--- BEGIN MATERIAL PROVIDED ---
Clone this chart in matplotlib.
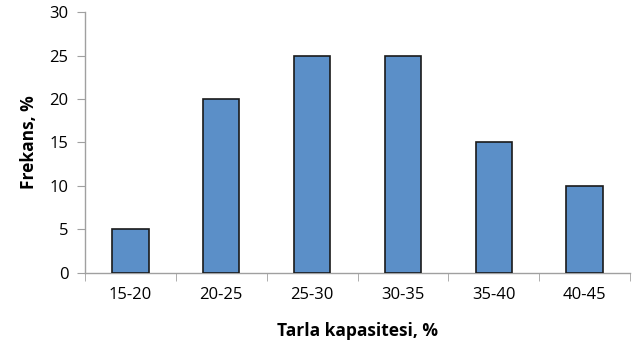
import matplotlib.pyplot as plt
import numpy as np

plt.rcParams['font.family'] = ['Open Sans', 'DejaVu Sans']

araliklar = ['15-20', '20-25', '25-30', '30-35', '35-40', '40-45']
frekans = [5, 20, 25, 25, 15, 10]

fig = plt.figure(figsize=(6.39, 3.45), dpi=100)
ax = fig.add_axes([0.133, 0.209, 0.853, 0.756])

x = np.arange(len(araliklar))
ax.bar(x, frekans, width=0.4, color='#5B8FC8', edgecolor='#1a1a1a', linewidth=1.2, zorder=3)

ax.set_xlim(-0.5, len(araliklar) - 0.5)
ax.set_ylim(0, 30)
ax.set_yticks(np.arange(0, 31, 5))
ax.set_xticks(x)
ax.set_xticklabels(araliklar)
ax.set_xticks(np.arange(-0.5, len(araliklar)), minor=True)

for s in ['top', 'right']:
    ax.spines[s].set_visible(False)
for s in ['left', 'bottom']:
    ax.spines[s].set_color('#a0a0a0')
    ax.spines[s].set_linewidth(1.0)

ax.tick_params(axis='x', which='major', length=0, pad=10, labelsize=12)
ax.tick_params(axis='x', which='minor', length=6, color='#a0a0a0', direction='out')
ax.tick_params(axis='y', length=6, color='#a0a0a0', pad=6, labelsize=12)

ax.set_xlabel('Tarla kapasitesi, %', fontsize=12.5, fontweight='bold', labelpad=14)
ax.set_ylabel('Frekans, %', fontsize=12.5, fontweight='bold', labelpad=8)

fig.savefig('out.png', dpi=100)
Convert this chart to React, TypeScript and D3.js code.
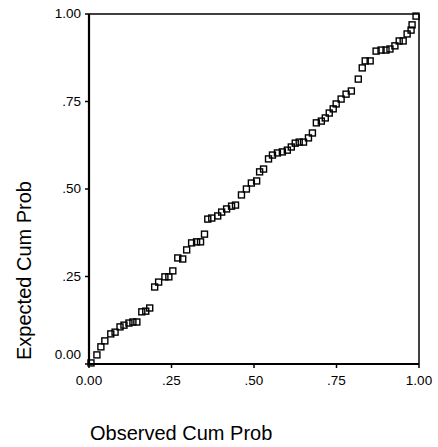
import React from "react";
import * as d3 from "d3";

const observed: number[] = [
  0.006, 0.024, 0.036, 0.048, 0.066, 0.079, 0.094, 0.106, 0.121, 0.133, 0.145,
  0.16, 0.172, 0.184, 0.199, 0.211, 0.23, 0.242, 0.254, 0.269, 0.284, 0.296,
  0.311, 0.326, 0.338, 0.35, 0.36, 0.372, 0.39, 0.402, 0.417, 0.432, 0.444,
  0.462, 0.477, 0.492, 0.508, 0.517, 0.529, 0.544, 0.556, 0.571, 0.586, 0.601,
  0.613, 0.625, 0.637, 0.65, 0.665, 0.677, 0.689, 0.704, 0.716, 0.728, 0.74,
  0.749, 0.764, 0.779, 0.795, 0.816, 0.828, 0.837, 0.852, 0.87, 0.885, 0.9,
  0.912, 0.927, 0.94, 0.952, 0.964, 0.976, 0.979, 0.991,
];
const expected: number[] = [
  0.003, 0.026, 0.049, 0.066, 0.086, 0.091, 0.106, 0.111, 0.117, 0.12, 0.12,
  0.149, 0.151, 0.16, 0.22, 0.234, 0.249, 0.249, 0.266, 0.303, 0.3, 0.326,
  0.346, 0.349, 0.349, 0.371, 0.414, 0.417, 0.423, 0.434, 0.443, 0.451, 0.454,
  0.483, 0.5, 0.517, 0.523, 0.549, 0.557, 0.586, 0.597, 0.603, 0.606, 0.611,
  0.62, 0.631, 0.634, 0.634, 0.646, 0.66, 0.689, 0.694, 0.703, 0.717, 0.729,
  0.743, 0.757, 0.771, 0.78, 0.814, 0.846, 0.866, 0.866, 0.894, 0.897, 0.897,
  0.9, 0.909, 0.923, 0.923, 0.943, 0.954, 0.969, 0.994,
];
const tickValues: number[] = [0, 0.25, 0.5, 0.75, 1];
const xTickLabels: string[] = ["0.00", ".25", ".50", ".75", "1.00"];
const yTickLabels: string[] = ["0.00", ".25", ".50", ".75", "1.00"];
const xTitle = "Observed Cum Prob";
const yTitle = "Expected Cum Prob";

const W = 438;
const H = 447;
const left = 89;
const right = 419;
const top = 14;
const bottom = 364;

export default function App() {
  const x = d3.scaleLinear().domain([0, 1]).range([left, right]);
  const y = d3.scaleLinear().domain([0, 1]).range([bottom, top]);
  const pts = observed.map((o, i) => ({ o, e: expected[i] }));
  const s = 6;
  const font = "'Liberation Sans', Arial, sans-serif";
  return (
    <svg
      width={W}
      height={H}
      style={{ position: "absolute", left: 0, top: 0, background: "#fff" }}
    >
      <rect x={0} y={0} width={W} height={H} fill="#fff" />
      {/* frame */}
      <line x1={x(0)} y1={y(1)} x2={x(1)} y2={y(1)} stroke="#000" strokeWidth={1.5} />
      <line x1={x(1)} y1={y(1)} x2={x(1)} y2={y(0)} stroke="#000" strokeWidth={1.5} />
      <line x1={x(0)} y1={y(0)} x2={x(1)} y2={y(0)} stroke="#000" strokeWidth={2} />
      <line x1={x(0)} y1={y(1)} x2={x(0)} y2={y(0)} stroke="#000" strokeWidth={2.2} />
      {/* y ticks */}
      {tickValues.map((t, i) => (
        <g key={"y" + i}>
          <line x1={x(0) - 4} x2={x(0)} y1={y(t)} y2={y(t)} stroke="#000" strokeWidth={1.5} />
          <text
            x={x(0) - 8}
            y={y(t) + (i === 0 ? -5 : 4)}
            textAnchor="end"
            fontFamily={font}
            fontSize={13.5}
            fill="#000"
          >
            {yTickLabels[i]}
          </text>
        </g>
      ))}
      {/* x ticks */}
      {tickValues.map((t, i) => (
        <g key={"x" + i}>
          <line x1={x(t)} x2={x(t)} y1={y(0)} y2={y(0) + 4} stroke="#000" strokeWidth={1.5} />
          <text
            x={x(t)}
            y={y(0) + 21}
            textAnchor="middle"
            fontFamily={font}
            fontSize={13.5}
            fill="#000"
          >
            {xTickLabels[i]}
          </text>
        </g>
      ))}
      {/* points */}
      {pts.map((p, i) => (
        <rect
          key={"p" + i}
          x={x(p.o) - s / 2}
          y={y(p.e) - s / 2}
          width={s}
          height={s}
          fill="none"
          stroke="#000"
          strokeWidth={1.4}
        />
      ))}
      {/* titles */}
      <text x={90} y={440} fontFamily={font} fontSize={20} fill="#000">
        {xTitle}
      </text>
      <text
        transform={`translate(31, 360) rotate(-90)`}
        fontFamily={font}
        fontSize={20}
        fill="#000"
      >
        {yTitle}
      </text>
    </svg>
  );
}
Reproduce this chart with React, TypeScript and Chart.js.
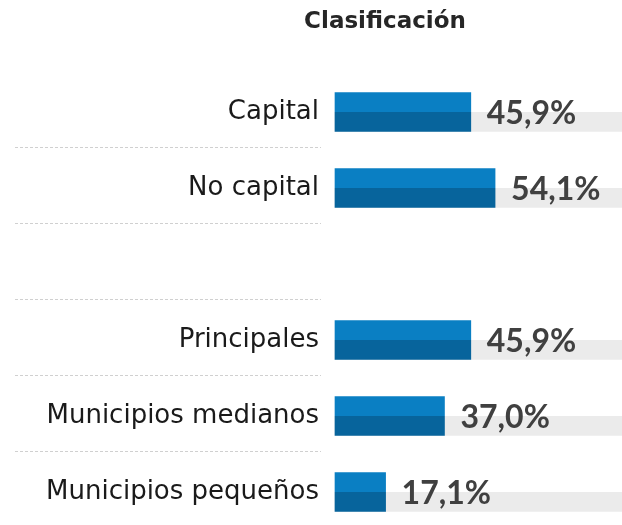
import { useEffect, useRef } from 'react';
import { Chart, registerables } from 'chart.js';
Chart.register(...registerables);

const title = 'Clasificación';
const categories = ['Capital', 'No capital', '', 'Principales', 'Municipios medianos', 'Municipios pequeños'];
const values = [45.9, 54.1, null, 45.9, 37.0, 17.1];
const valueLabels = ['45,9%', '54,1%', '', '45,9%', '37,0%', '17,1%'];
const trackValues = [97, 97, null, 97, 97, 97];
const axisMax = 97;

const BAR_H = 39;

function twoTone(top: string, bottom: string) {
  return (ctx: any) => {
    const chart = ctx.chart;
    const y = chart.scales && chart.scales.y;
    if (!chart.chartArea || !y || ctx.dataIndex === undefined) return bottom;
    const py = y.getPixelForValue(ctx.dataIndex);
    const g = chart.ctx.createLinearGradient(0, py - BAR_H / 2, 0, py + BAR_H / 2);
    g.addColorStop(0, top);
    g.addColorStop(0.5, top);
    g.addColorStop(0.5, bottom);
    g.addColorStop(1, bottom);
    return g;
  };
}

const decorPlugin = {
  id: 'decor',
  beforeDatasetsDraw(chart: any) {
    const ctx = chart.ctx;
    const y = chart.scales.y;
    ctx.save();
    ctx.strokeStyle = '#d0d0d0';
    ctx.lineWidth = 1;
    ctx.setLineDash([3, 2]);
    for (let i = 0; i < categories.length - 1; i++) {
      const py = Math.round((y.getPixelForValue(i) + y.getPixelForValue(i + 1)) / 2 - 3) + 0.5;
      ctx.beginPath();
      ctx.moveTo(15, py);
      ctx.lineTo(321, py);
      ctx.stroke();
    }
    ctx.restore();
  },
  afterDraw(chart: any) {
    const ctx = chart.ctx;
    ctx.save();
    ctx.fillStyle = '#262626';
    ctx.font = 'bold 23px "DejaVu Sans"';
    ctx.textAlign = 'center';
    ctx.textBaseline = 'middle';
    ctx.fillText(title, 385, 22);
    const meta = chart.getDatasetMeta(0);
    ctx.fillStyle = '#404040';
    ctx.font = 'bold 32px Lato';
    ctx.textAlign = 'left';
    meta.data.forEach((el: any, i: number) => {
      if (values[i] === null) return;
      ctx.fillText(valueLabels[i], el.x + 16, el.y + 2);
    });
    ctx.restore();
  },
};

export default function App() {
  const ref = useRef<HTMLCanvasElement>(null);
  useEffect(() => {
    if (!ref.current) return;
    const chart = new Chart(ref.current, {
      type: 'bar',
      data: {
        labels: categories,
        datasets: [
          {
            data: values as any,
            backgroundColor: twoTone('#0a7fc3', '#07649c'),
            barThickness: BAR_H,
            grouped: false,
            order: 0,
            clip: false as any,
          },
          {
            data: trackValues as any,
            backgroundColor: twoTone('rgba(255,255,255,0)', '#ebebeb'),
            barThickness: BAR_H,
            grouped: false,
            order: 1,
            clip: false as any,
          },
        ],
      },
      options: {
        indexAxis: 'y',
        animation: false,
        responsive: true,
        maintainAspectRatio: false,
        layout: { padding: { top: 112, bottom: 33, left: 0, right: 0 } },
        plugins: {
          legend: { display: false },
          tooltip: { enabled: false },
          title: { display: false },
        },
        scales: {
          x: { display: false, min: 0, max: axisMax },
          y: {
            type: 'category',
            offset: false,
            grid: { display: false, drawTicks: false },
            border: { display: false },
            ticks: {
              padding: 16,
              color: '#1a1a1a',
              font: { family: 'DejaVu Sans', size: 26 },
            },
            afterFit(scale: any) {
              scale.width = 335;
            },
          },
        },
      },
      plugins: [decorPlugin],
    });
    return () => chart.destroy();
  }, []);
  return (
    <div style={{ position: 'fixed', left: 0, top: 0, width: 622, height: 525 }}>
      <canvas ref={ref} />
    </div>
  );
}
--- END MATERIAL PROVIDED ---
- [WHAT THE EXERCISE ASKS]
Above this task is a listing with pictures in it. Retype only the lines from the one containing "Reproduce this chart" through the one containing "const BAR_H = 39;", both included, and not the pictures.

- [RESPONSE TO THE EXERCISE]
Reproduce this chart with React, TypeScript and Chart.js.
import { useEffect, useRef } from 'react';
import { Chart, registerables } from 'chart.js';
Chart.register(...registerables);

const title = 'Clasificación';
const categories = ['Capital', 'No capital', '', 'Principales', 'Municipios medianos', 'Municipios pequeños'];
const values = [45.9, 54.1, null, 45.9, 37.0, 17.1];
const valueLabels = ['45,9%', '54,1%', '', '45,9%', '37,0%', '17,1%'];
const trackValues = [97, 97, null, 97, 97, 97];
const axisMax = 97;

const BAR_H = 39;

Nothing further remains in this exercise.